Collection entries »
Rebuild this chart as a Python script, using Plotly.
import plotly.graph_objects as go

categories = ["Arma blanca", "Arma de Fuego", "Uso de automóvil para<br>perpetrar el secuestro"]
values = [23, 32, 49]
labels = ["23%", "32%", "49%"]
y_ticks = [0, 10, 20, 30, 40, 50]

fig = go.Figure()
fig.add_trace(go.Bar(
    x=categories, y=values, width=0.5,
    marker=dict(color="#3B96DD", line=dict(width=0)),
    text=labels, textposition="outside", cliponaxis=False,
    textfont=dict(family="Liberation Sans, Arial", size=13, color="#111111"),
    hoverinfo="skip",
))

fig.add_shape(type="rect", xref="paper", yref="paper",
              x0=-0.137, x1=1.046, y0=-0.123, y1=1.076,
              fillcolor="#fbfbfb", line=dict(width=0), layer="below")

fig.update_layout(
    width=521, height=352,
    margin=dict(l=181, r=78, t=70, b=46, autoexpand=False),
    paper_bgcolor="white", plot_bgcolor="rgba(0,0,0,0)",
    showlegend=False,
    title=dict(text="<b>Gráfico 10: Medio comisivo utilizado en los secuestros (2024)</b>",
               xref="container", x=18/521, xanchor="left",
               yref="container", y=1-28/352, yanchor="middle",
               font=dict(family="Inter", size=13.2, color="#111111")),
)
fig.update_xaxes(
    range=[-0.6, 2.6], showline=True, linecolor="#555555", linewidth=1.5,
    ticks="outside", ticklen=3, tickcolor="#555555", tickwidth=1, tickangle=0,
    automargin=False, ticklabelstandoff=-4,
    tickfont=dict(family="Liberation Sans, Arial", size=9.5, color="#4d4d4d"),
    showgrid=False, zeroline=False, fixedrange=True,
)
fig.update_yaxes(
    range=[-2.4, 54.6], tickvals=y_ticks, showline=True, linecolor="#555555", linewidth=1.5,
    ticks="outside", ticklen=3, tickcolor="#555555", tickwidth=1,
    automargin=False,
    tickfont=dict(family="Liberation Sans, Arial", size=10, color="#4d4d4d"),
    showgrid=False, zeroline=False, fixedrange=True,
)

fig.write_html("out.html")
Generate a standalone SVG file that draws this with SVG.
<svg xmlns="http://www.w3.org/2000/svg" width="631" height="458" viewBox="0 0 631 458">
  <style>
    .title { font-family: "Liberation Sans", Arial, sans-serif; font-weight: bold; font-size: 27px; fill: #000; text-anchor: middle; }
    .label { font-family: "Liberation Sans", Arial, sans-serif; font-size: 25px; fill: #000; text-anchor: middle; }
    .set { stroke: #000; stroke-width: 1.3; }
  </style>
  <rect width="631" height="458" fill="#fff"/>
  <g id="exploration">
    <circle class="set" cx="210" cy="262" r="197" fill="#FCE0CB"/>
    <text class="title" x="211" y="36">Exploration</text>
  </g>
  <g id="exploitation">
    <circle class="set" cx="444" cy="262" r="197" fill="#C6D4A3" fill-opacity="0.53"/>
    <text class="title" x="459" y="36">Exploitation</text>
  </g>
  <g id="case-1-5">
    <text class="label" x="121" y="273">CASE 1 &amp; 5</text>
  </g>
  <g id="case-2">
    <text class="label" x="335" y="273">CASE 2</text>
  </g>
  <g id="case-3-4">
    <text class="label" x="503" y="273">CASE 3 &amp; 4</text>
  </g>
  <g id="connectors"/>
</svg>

Stated task »
Output each record precisely as given.

Task result »
Rebuild this chart as a Python script, using Plotly.
import plotly.graph_objects as go

categories = ["Arma blanca", "Arma de Fuego", "Uso de automóvil para<br>perpetrar el secuestro"]
values = [23, 32, 49]
labels = ["23%", "32%", "49%"]
y_ticks = [0, 10, 20, 30, 40, 50]

fig = go.Figure()
fig.add_trace(go.Bar(
    x=categories, y=values, width=0.5,
    marker=dict(color="#3B96DD", line=dict(width=0)),
    text=labels, textposition="outside", cliponaxis=False,
    textfont=dict(family="Liberation Sans, Arial", size=13, color="#111111"),
    hoverinfo="skip",
))

fig.add_shape(type="rect", xref="paper", yref="paper",
              x0=-0.137, x1=1.046, y0=-0.123, y1=1.076,
              fillcolor="#fbfbfb", line=dict(width=0), layer="below")

fig.update_layout(
    width=521, height=352,
    margin=dict(l=181, r=78, t=70, b=46, autoexpand=False),
    paper_bgcolor="white", plot_bgcolor="rgba(0,0,0,0)",
    showlegend=False,
    title=dict(text="<b>Gráfico 10: Medio comisivo utilizado en los secuestros (2024)</b>",
               xref="container", x=18/521, xanchor="left",
               yref="container", y=1-28/352, yanchor="middle",
               font=dict(family="Inter", size=13.2, color="#111111")),
)
fig.update_xaxes(
    range=[-0.6, 2.6], showline=True, linecolor="#555555", linewidth=1.5,
    ticks="outside", ticklen=3, tickcolor="#555555", tickwidth=1, tickangle=0,
    automargin=False, ticklabelstandoff=-4,
    tickfont=dict(family="Liberation Sans, Arial", size=9.5, color="#4d4d4d"),
    showgrid=False, zeroline=False, fixedrange=True,
)
fig.update_yaxes(
    range=[-2.4, 54.6], tickvals=y_ticks, showline=True, linecolor="#555555", linewidth=1.5,
    ticks="outside", ticklen=3, tickcolor="#555555", tickwidth=1,
    automargin=False,
    tickfont=dict(family="Liberation Sans, Arial", size=10, color="#4d4d4d"),
    showgrid=False, zeroline=False, fixedrange=True,
)

fig.write_html("out.html")
Generate a standalone SVG file that draws this with SVG.
<svg xmlns="http://www.w3.org/2000/svg" width="631" height="458" viewBox="0 0 631 458">
  <style>
    .title { font-family: "Liberation Sans", Arial, sans-serif; font-weight: bold; font-size: 27px; fill: #000; text-anchor: middle; }
    .label { font-family: "Liberation Sans", Arial, sans-serif; font-size: 25px; fill: #000; text-anchor: middle; }
    .set { stroke: #000; stroke-width: 1.3; }
  </style>
  <rect width="631" height="458" fill="#fff"/>
  <g id="exploration">
    <circle class="set" cx="210" cy="262" r="197" fill="#FCE0CB"/>
    <text class="title" x="211" y="36">Exploration</text>
  </g>
  <g id="exploitation">
    <circle class="set" cx="444" cy="262" r="197" fill="#C6D4A3" fill-opacity="0.53"/>
    <text class="title" x="459" y="36">Exploitation</text>
  </g>
  <g id="case-1-5">
    <text class="label" x="121" y="273">CASE 1 &amp; 5</text>
  </g>
  <g id="case-2">
    <text class="label" x="335" y="273">CASE 2</text>
  </g>
  <g id="case-3-4">
    <text class="label" x="503" y="273">CASE 3 &amp; 4</text>
  </g>
  <g id="connectors"/>
</svg>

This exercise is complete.